A Mattinata, invece, dopo l’uccisione di Francesco Pio Gentile detto “Rampino”, cugino di Mario Luciano Romito ed ex luogotenente del boss, a mantenere le fila – secondo gli inquirenti – sarebbe Francesco Ciuffreda detto “Pasqualotto”, più volte citato dal prefetto di Foggia, Massimo Mariani nella relazione sullo scioglimento per mafia del Comune di Mattinata e presente anche nella sentenza sugli “incandidabili” della farfalla bianca del Gargano: “Un soggetto – scrivono i giudici – legato sin dalla giovane età al clan Romito (occupandosi a quell’epoca del contrabbando di sigarette, negli anni ‘90 controllato dai Romito)”. Ciuffreda farebbe valere anche le sue buone aderenze col mondo della politica.
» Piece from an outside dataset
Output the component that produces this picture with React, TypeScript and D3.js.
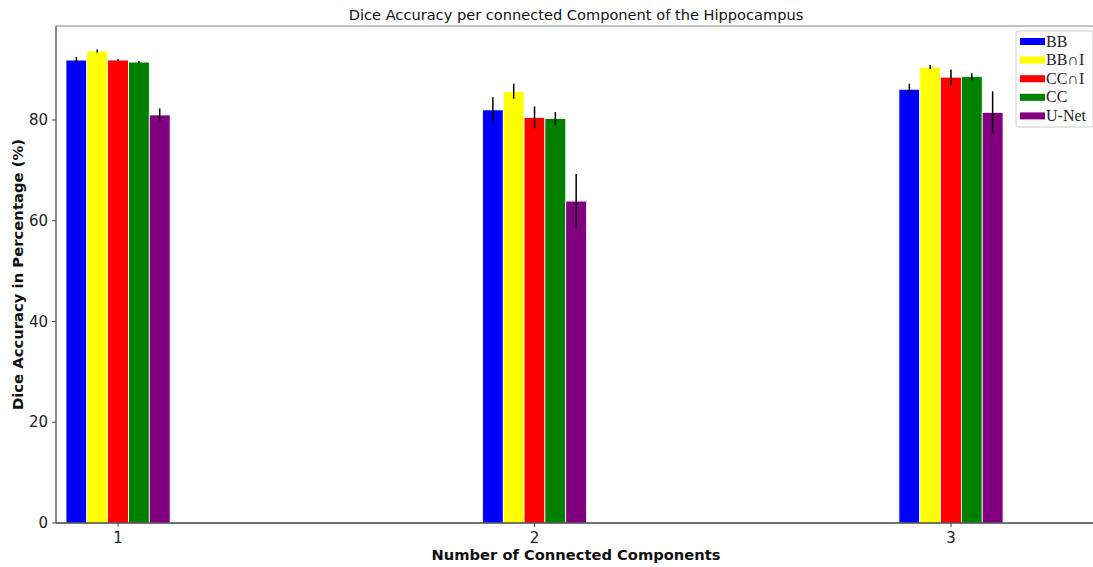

Altri nomi mattinatesi di spicco sono quelli di Francesco Scirpoli detto “Il lungo”, detenuto a Foggia con l’accusa di aver preso parte all’assalto ad un portavalori a Bollate e di Antonio Quitadamo detto “Baffino” (e alcuni suoi fratelli), per il quale è un continuo peregrinare nelle carceri, da Foggia e Lecce, poi Melfi e ora a Trapani a causa dei suoi comportamenti scomposti. Più defilato Francesco Notarangelo detto “Natale”.
Nella rete di interessi ed alleanze, non manca Cerignola. Secondo gli inquirenti il clan Brandonisio (retto dal 58enne Arcangelo Brandonisio detto “lo sfregiato”) sarebbe molto vicino proprio a Scirpoli e Baffino e controllerebbe traffici e forniture di merci in direzione Gargano, una sorta di economia sotterranea che vede i cerignolani sempre molto specializzati in materia.
Il resto del Gargano e l’analisi dei giudici della DIA
Nello scenario generale dell’area garganica, assumono un ruolo sempre più strategico anche i territori di San Marco in Lamis e Rignano Garganico, da una parte, e San Nicandro Garganico e Cagnano Varano, dall’altra, da considerarsi cerniere di un altro articolato contesto criminale. Nell’area di San Marco in Lamis e Rignano Garganico, infatti, ai gruppi locali dei Martino (già federato ai Li Bergolis-Miucci) e dei Di Claudio-Mancini, questi ultimi detti “rslin”, tra loro contrapposti, si aggiungono anche sacche di pregiudicati cui talvolta si rivolgono i sodalizi di Foggia, San Severo e Gargano. Anche nell’area a nord del promontorio, ed in particolare a Cagnano Varano, si sta delineando una rete criminale giovanile che opera in modo disinvolto e in aperta competizione con i gruppi egemoni e storici della provincia.
“Lo scenario criminale del Gargano risulta in forte evoluzione – hanno scritto i giudici della Direzione investigativa antimafia nell’ultima relazione –, strutturalmente precario e, pertanto, di complessa intelligibilità. In questo territorio (la cui morfologia del promontorio e dalla dorsale litoranea, sicuramente non favorisce le azioni di contrasto), il fenomeno mafioso è caratterizzato dalla presenza di una pluralità di gruppi criminali, basati essenzialmente su vincoli familiari e non legati tra loro gerarchicamente, nonché dall’ascesa di giovani leve, desiderose di colmare i vuoti determinati dalla detenzione (o dalla morte, ndr) degli elementi di vertice”.
Per i giudici, “le ambizioni criminali verso il controllo del territorio dell’area garganica sono connesse soprattutto ai rilevanti interessi delinquenziali che la zona offre, specie nel settore degli stupefacenti. Le coste del Gargano costituiscono da una parte i terminal delle rotte del traffico di marijuana proveniente dall’Albania diretta anche in altri territori della penisola, e dall’altra un’importante piazza finale di spaccio, specie durante il periodo estivo. Anche l’indotto economico connesso al fiorente mercato turistico (strutture ricettive, attività di ristorazione, guardianie e servizi vari) ricade nelle mire delle organizzazioni, sia per le attività estorsive, sia per la gestione diretta delle attività imprenditoriali lecite, al fine di riciclare i proventi illeciti”.